(Instruction): Say how many lines of the material below contain the word "Python", with no other words.

(Supplied data):

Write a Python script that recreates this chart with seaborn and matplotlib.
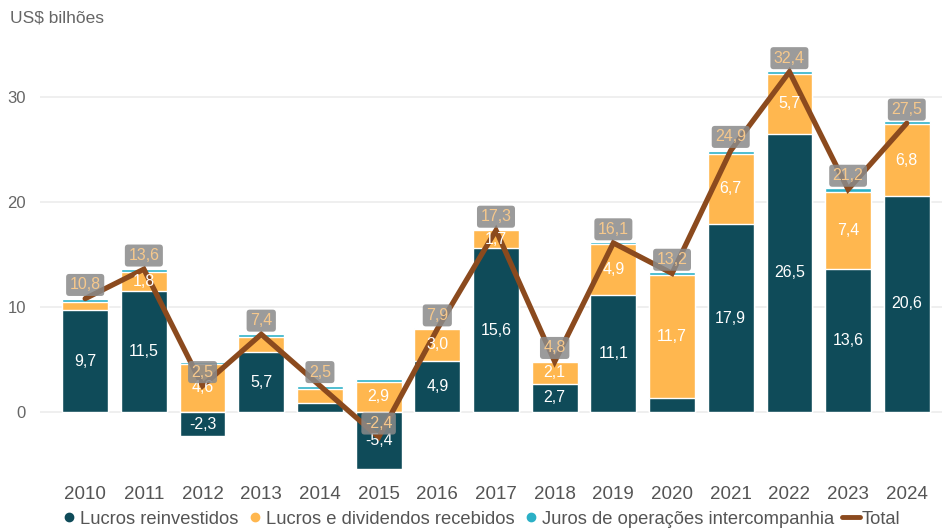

==

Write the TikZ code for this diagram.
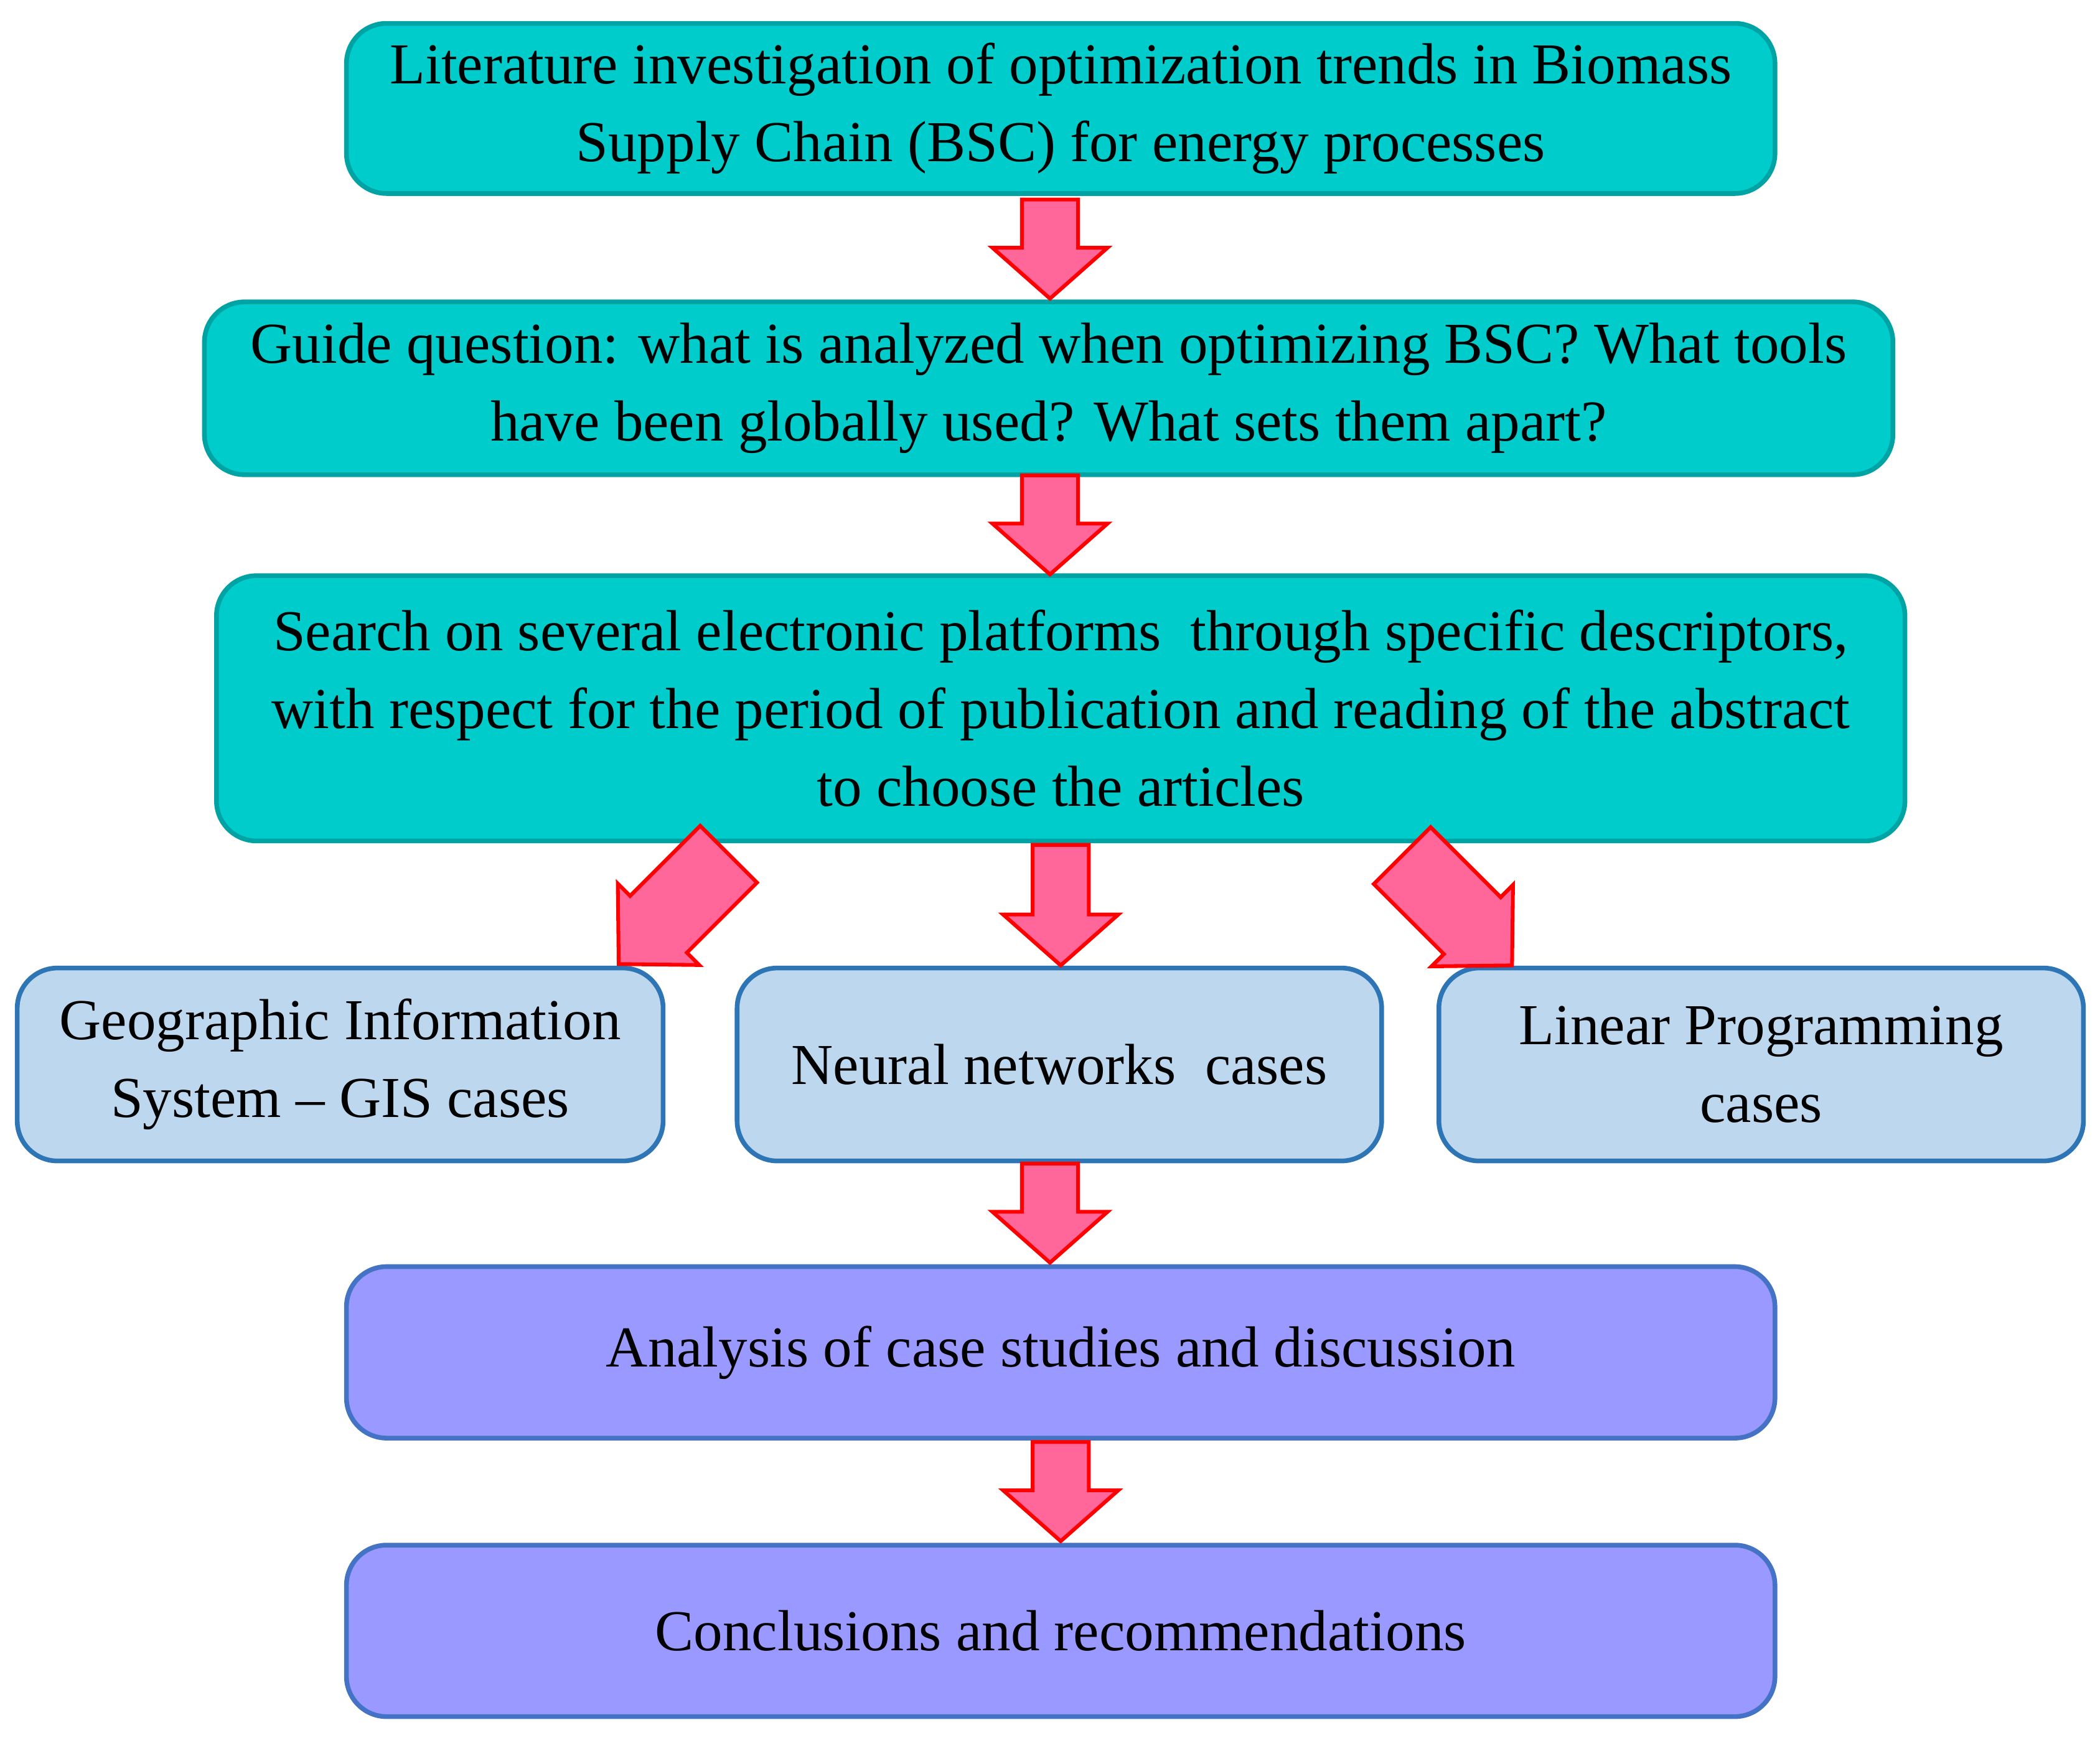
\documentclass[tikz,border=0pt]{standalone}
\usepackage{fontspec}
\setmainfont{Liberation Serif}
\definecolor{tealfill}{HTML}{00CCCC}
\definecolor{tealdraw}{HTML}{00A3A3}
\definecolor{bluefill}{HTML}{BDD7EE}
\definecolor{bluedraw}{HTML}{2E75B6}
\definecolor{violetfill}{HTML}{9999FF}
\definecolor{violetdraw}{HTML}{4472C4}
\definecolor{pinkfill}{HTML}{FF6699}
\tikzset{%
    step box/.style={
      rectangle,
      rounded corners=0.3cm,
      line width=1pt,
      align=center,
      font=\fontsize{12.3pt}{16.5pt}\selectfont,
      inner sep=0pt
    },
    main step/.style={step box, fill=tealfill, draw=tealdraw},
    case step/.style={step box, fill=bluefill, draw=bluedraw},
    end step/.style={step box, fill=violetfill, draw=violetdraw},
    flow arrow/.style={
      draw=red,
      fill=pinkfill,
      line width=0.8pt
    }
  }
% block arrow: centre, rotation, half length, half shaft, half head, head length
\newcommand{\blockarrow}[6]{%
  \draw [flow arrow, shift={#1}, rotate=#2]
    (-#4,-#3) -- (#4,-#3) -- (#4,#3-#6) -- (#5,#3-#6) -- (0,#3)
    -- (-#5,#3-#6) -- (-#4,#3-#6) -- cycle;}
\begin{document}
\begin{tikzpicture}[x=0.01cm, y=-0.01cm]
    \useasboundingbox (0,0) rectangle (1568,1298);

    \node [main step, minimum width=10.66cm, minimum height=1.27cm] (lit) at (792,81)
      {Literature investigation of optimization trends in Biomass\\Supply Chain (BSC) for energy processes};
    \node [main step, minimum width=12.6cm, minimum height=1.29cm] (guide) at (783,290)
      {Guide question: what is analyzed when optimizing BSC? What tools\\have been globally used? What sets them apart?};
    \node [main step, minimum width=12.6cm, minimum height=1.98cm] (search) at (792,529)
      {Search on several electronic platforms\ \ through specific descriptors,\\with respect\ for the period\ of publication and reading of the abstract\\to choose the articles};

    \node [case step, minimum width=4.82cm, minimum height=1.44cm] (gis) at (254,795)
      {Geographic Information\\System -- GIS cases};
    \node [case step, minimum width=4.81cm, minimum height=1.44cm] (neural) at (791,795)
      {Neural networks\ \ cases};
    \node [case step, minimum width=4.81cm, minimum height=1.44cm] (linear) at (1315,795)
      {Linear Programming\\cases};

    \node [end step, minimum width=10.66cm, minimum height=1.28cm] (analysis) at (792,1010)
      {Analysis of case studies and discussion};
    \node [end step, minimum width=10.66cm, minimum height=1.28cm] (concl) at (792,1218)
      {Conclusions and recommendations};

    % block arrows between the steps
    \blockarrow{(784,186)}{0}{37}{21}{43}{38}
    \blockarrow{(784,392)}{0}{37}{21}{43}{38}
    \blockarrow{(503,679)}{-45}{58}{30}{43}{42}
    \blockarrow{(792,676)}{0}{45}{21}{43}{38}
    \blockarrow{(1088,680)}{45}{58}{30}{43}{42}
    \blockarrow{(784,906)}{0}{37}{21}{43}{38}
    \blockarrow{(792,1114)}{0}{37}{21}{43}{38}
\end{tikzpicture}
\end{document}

==

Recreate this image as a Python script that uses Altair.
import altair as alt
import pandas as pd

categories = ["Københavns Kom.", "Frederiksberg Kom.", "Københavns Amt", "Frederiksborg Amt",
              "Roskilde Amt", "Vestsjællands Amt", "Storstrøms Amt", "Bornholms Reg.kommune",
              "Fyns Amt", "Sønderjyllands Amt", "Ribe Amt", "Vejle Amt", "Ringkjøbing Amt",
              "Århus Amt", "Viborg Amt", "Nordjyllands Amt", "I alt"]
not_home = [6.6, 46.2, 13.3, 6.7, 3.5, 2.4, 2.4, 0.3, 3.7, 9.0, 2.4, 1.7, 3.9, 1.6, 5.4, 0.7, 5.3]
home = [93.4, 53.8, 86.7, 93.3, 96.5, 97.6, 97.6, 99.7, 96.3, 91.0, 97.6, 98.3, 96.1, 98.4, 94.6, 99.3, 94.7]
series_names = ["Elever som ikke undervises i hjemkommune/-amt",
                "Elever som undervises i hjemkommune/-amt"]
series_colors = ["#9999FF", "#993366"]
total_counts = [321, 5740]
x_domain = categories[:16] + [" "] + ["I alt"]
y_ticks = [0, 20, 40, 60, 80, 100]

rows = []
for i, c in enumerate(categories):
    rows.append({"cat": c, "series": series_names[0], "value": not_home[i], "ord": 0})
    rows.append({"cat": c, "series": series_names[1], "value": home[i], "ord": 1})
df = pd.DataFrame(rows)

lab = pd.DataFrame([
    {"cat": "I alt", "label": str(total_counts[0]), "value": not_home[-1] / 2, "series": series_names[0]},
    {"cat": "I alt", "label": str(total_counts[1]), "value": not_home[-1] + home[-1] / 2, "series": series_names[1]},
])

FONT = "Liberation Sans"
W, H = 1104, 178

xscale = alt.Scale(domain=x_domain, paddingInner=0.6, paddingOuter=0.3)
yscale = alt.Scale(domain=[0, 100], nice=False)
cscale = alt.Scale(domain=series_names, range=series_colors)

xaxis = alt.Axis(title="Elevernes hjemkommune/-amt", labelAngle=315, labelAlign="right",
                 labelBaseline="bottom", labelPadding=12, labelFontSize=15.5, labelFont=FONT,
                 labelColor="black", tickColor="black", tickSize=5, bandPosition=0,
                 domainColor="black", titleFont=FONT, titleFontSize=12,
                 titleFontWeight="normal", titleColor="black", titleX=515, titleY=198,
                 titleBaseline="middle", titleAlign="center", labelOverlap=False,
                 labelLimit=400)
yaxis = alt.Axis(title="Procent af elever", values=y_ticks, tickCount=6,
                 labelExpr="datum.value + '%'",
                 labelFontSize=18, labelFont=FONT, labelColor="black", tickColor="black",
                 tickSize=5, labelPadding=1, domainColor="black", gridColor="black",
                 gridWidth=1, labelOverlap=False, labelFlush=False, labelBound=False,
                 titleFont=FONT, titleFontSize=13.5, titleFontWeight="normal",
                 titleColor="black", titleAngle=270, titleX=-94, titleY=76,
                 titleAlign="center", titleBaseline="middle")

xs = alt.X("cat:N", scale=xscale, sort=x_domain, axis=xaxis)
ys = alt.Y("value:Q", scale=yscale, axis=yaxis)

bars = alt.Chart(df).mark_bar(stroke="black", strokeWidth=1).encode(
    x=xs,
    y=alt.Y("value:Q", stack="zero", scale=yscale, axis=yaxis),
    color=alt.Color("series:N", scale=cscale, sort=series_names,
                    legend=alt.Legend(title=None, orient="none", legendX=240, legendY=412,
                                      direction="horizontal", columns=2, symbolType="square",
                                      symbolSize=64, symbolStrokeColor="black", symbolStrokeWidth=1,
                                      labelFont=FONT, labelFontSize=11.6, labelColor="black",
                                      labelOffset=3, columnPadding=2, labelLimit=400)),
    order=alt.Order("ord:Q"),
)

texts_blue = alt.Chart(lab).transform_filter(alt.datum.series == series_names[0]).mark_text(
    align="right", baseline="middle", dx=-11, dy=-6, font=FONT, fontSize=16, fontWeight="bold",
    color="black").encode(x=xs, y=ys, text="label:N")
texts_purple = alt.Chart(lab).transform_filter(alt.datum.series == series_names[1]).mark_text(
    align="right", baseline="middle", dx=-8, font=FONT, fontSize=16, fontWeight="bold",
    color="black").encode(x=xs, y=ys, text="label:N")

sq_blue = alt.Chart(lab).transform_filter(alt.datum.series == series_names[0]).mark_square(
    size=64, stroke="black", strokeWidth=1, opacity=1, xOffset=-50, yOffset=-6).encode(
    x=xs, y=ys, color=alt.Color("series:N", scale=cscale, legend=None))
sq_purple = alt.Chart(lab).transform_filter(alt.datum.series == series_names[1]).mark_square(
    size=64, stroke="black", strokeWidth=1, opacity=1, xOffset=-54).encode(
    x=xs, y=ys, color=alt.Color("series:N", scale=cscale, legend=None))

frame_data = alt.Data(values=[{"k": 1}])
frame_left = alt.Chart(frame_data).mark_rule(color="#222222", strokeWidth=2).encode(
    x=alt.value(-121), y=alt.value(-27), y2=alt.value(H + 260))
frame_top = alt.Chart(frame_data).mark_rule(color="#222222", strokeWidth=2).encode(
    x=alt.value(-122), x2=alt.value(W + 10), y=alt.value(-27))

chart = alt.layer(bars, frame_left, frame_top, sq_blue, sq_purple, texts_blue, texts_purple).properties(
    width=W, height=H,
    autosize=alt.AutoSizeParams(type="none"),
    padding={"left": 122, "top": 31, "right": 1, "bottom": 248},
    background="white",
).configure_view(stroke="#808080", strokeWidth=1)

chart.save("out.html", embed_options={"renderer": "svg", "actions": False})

(Problem solution): 2